⬤ The U.S. Dollar Index found its footing after a steep drop, stabilizing near the 96.30 level before climbing back toward the middle of its recent range. The index initially formed an inside range candle, putting the responsibility on buyers to prove they could trigger a reversal. That proof came when DXY closed above the previous session's range, showing that downside momentum had run out of steam and buyers were starting to return.
⬤ What followed backed up this change in market mood. Buyers came in with conviction, confirming what looked like a triple bottom pattern on the daily chart. This suggested sellers had exhausted themselves at that level. On top of that, a bearish pennant that had been taking shape failed to break lower, eliminating a major downside threat and helping steady sentiment around the dollar.

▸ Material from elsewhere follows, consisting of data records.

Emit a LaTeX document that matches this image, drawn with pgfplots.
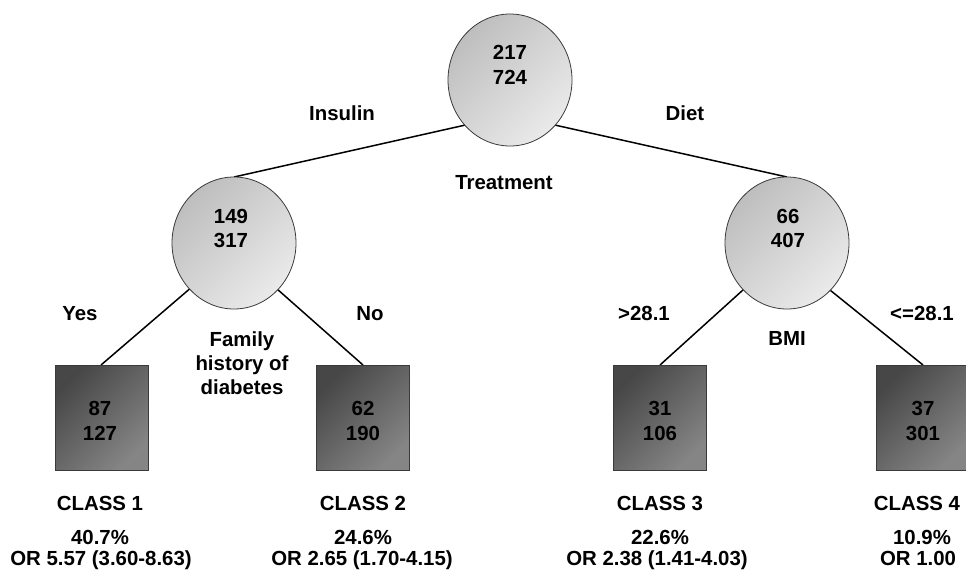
\documentclass[border=0pt]{standalone}
\usepackage{fontspec}
\setmainfont{Liberation Sans}
\usepackage{pgfplots}
\pgfplotsset{compat=1.18}
\usetikzlibrary{shapes.geometric}
\definecolor{circA}{HTML}{BEBEBE}
\definecolor{circB}{HTML}{EAEAEA}
\definecolor{boxA}{HTML}{474747}
\definecolor{boxB}{HTML}{858585}
\definecolor{edgeC}{HTML}{3A3A3A}
\tikzset{lab/.style={anchor=base, font=\fontsize{20.4}{24}\selectfont\bfseries, inner sep=0pt, text=black}}
\begin{document}
\begin{tikzpicture}
\begin{axis}[
  x=1pt, y=1pt, y dir=reverse,
  xmin=0, xmax=966, ymin=0, ymax=571,
  hide axis, clip=false,
]
\coordinate (bl) at (rel axis cs:0,0);
\coordinate (tr) at (rel axis cs:1,1);
% edges
\addplot[black, line width=1.5pt] coordinates {(234,177) (510,115)};
\addplot[black, line width=1.5pt] coordinates {(510,115) (787,177)};
\addplot[black, line width=1.5pt] coordinates {(200,280) (101,365)};
\addplot[black, line width=1.5pt] coordinates {(268,281) (363,365)};
\addplot[black, line width=1.5pt] coordinates {(754,280) (660,365)};
\addplot[black, line width=1.5pt] coordinates {(820,282) (923,365)};
% circles (internal nodes)
\addplot[draw=none, nodes near coords={},
  every node near coord/.append style={anchor=center, ellipse, draw=edgeC, line width=0.8pt,
    minimum width=124pt, minimum height=132pt, inner sep=0pt,
    top color=circA, bottom color=circB, shading angle=45}]
  coordinates {(510,80) (234,243) (787,243)};
% squares (terminal nodes)
\addplot[draw=none, nodes near coords={},
  every node near coord/.append style={anchor=center, rectangle, draw=edgeC, line width=0.8pt,
    minimum width=93pt, minimum height=105pt, inner sep=0pt,
    top color=boxA, bottom color=boxB, shading angle=45}]
  coordinates {(101.5,417.5) (363,417.5) (660,417.5) (923,417.5)};
% counts inside the nodes
\addplot[draw=none, point meta=explicit symbolic, nodes near coords,
  every node near coord/.append style={lab}]
  coordinates {
   (510,59) [217] (510,84) [724]
   (231,223) [149] (231,247) [317]
   (788,223) [66] (788,247) [407]
   (100,415) [87] (100,440) [127]
   (363,415) [62] (363,440) [190]
   (660,415) [31] (660,440) [106]
   (923,415) [37] (923,440) [301]
  };
% texts
\node[lab] at (axis cs:342,120) {Insulin};
\node[lab] at (axis cs:685,120) {Diet};
\node[lab] at (axis cs:504,189) {Treatment};
\node[lab] at (axis cs:80,320) {Yes};
\node[lab] at (axis cs:370,320) {No};
\node[lab] at (axis cs:644,320) {>28.1};
\node[lab] at (axis cs:922,320) {<=28.1};
\node[lab] at (axis cs:242,346) {Family};
\node[lab] at (axis cs:242,370) {history of};
\node[lab] at (axis cs:242,394) {diabetes};
\node[lab] at (axis cs:787,345) {BMI};
\node[lab] at (axis cs:100,510) {CLASS 1};
\node[lab] at (axis cs:100,544) {40.7\%};
\node[lab] at (axis cs:101,565) {OR 5.57 (3.60-8.63)};
\node[lab] at (axis cs:363,510) {CLASS 2};
\node[lab] at (axis cs:363,544) {24.6\%};
\node[lab] at (axis cs:362,565) {OR 2.65 (1.70-4.15)};
\node[lab] at (axis cs:660,510) {CLASS 3};
\node[lab] at (axis cs:660,544) {22.6\%};
\node[lab] at (axis cs:657,565) {OR 2.38 (1.41-4.03)};
\node[lab] at (axis cs:917,510) {CLASS 4};
\node[lab] at (axis cs:922,544) {10.9\%};
\node[lab] at (axis cs:918,565) {OR 1.00};
\end{axis}
\pgfresetboundingbox
\useasboundingbox (bl) rectangle (tr);
\end{tikzpicture}
\end{document}
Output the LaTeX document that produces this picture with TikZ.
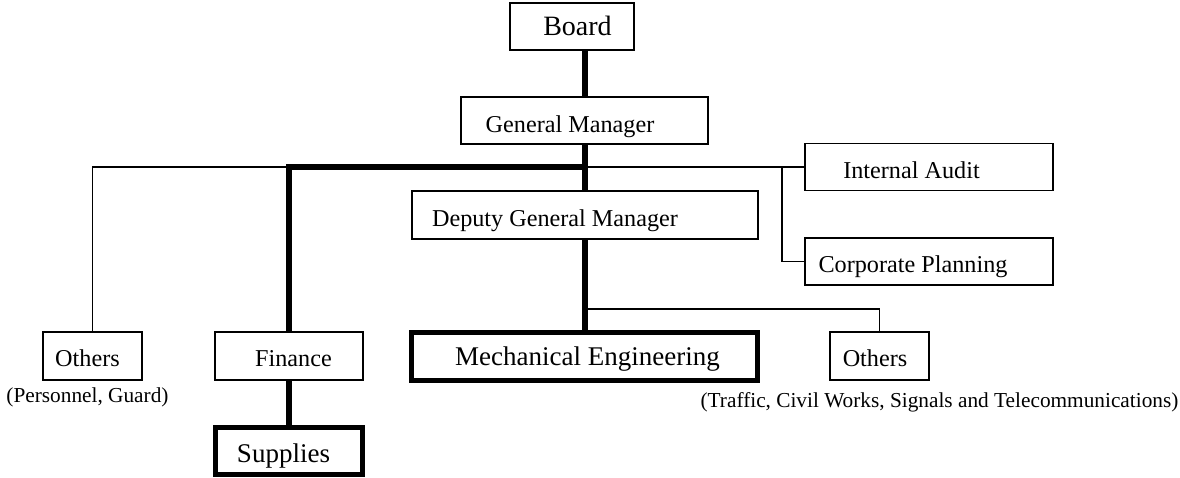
\documentclass[tikz,border=0pt]{standalone}
\usepackage{fontspec}
\setmainfont{Liberation Serif}
\begin{document}
\begin{tikzpicture}[x=1pt,y=-1pt,
  box/.style={draw, line width=1.3pt, inner sep=0pt, outer sep=0pt, fill=white},
  boldbox/.style={draw, line width=5pt, inner sep=0pt, outer sep=0pt, fill=white},
  txt/.style={anchor=base, inner sep=0pt},
  fbig/.style={font=\fontsize{28}{30}\selectfont},
  fmid/.style={font=\fontsize{24.2}{26}\selectfont},
  flarge/.style={font=\fontsize{27}{29}\selectfont},
  fsmall/.style={font=\fontsize{21.3}{23}\selectfont},
  thinline/.style={line width=1.3pt},
  thickline/.style={line width=5.5pt, line join=miter}]
\useasboundingbox (0,0) rectangle (1180,477);
% boxes
\node[box, minimum width=124pt, minimum height=47pt] (board) at (572,26.5) {};
\node[box, minimum width=247pt, minimum height=47pt] (gm) at (584.5,120.5) {};
\node[box, minimum width=346pt, minimum height=48pt] (dgm) at (585,215) {};
\node[box, minimum width=248pt, minimum height=47pt] (ia) at (929,167) {};
\node[box, minimum width=248pt, minimum height=47pt] (cp) at (929,261.5) {};
\node[box, minimum width=99pt, minimum height=48pt] (oth1) at (92.5,356) {};
\node[box, minimum width=148pt, minimum height=48pt] (fin) at (289,356) {};
\node[boldbox, minimum width=346pt, minimum height=48pt] (me) at (584.5,356.5) {};
\node[box, minimum width=99pt, minimum height=48pt] (oth2) at (879.5,356) {};
\node[boldbox, minimum width=147pt, minimum height=47pt] (sup) at (289,450.5) {};
% connectors
\coordinate (hub) at (585,167);
\coordinate (cpj) at (782,167);
\coordinate (oj) at (585,309);
\draw[thickline] (gm.north -| hub) -- (board.south -| hub);
\draw[thickline] (gm.south -| hub) -- (dgm.north -| hub);
\draw[thinline] (hub -| fin.north) -- (hub -| oth1.north) -- (oth1.north);
\draw[thinline] (hub) -- (hub -| ia.west);
\draw[thinline] (cpj) -- (cpj |- cp.west) -- (cp.west);
\draw[thinline] (oj) -- (oj -| oth2.north) -- (oth2.north);
\draw[thickline] (hub) -- (hub -| fin.north) -- (fin.north);
\draw[thickline] (dgm.south -| hub) -- (me.north -| hub);
\draw[thickline] (fin.south) -- (sup.north);
% texts
\node[txt, fbig] (tboard) at (577.5,35) {Board};
\node[txt, fmid] (tgm) at (570,132) {General Manager};
\node[txt, fmid] (tdgm) at (555,226) {Deputy General Manager};
\node[txt, fmid] (tia) at (911.5,178) {Internal Audit};
\node[txt, fmid] (tcp) at (913,272) {Corporate Planning};
\node[txt, fmid] (toth1) at (87.5,366) {Others};
\node[txt, fmid] (tfin) at (293.5,366) {Finance};
\node[txt, flarge] (tsup) at (283.5,462) {Supplies};
\node[txt, flarge] (tme) at (587.5,365) {Mechanical Engineering};
\node[txt, fmid] (toth2) at (875,366) {Others};
\node[txt, fsmall] (tpers) at (87.5,402) {(Personnel, Guard)};
\node[txt, fsmall] (ttraf) at (939.5,407) {(Traffic, Civil Works, Signals and Telecommunications)};
\end{tikzpicture}
\end{document}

⬤ Recent sessions have shown follow-through that looks more like consolidation than distribution. A bullish continuation candle was followed by another inside range candle, meaning price is digesting gains within the prior day's boundaries. Technically, this points to controlled consolidation, with buyers still in control as the index trades between clear support near 96.30 and resistance around 100.14.

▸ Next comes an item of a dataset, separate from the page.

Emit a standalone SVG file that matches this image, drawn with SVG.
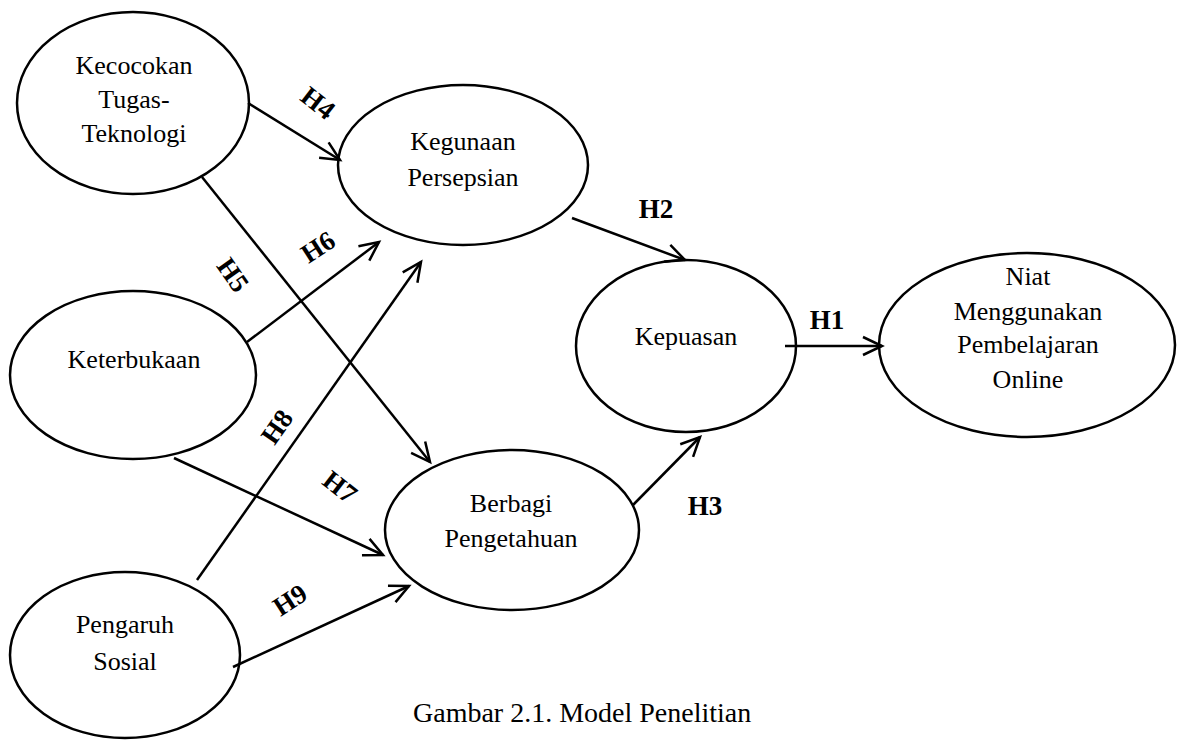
<svg xmlns="http://www.w3.org/2000/svg" width="1179" height="740" viewBox="0 0 1179 740">
<style>
.node ellipse{fill:#fff;stroke:#000;stroke-width:2.5}
.nt{font-family:"Liberation Serif","Times New Roman",serif;font-size:26px;fill:#000;text-anchor:middle}
.conn line{stroke:#000;stroke-width:2.5;fill:none}
.lbl{font-family:"Liberation Serif","Times New Roman",serif;font-size:27px;font-weight:bold;fill:#000;text-anchor:middle}
.cap{font-family:"Liberation Serif","Times New Roman",serif;font-size:28px;fill:#000}
</style>
<defs>
<marker id="arr" markerUnits="userSpaceOnUse" markerWidth="24" markerHeight="24" viewBox="-20 -12 24 24" refX="0" refY="0" orient="auto">
<path d="M-19,-9 L0,0 L-19,9" fill="none" stroke="#000" stroke-width="2.5"/>
</marker>
</defs>
<rect width="1179" height="740" fill="#fff"/>
<g id="n-kecocokan" class="node">
<ellipse cx="133" cy="103" rx="116" ry="91"/>
<text class="nt" x="134" y="74">Kecocokan</text>
<text class="nt" x="134" y="108">Tugas-</text>
<text class="nt" x="134" y="142">Teknologi</text>
</g>
<g id="n-kegunaan" class="node">
<ellipse cx="463" cy="165" rx="125" ry="80"/>
<text class="nt" x="463" y="150">Kegunaan</text>
<text class="nt" x="463" y="186">Persepsian</text>
</g>
<g id="n-keterbukaan" class="node">
<ellipse cx="133" cy="375" rx="123" ry="84"/>
<text class="nt" x="134" y="368">Keterbukaan</text>
</g>
<g id="n-pengaruh" class="node">
<ellipse cx="125" cy="655" rx="115" ry="83"/>
<text class="nt" x="125" y="633">Pengaruh</text>
<text class="nt" x="125" y="670">Sosial</text>
</g>
<g id="n-berbagi" class="node">
<ellipse cx="512" cy="530" rx="127" ry="80"/>
<text class="nt" x="511" y="512">Berbagi</text>
<text class="nt" x="511" y="547">Pengetahuan</text>
</g>
<g id="n-kepuasan" class="node">
<ellipse cx="686" cy="346" rx="110" ry="86"/>
<text class="nt" x="686" y="345">Kepuasan</text>
</g>
<g id="n-niat" class="node">
<ellipse cx="1027" cy="345" rx="148" ry="92"/>
<text class="nt" x="1028" y="285">Niat</text>
<text class="nt" x="1028" y="320">Menggunakan</text>
<text class="nt" x="1028" y="353">Pembelajaran</text>
<text class="nt" x="1028" y="388">Online</text>
</g>
<g id="connectors" class="conn">
<line x1="248" y1="103" x2="340" y2="160" marker-end="url(#arr)"/>
<line x1="202" y1="177" x2="430" y2="462" marker-end="url(#arr)"/>
<line x1="247" y1="342" x2="379" y2="242" marker-end="url(#arr)"/>
<line x1="197" y1="580" x2="421" y2="262" marker-end="url(#arr)"/>
<line x1="174" y1="458" x2="383" y2="555" marker-end="url(#arr)"/>
<line x1="233" y1="667" x2="409" y2="586" marker-end="url(#arr)"/>
<line x1="572" y1="218" x2="685" y2="260" marker-end="url(#arr)"/>
<line x1="633" y1="505" x2="700" y2="437" marker-end="url(#arr)"/>
<line x1="785" y1="346" x2="882" y2="346" marker-end="url(#arr)"/>
</g>
<g id="labels">
<text class="lbl" transform="translate(318,103) rotate(38)" y="9">H4</text>
<text class="lbl" transform="translate(233,275) rotate(55)" y="9">H5</text>
<text class="lbl" transform="translate(318,247) rotate(-33)" y="9">H6</text>
<text class="lbl" transform="translate(340,487) rotate(38)" y="9">H7</text>
<text class="lbl" transform="translate(277,427) rotate(-55)" y="9">H8</text>
<text class="lbl" transform="translate(290,600) rotate(-33)" y="9">H9</text>
<text class="lbl" x="656" y="218">H2</text>
<text class="lbl" x="705" y="515">H3</text>
<text class="lbl" x="827" y="329">H1</text>
</g>
<text class="cap" x="413" y="722">Gambar 2.1. Model Penelitian</text>
</svg>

⬤ This matters for broader markets because moves in the Dollar Index often ripple through currency pairs, commodities, and overall risk appetite. A sustained hold above support keeps the rebound alive and opens the door for more upside toward resistance, while failure to build on this would bring downside risks back into play. For now, DXY is stuck in consolidation mode, with the next big move likely hinging on whether buyers can push past nearby resistance.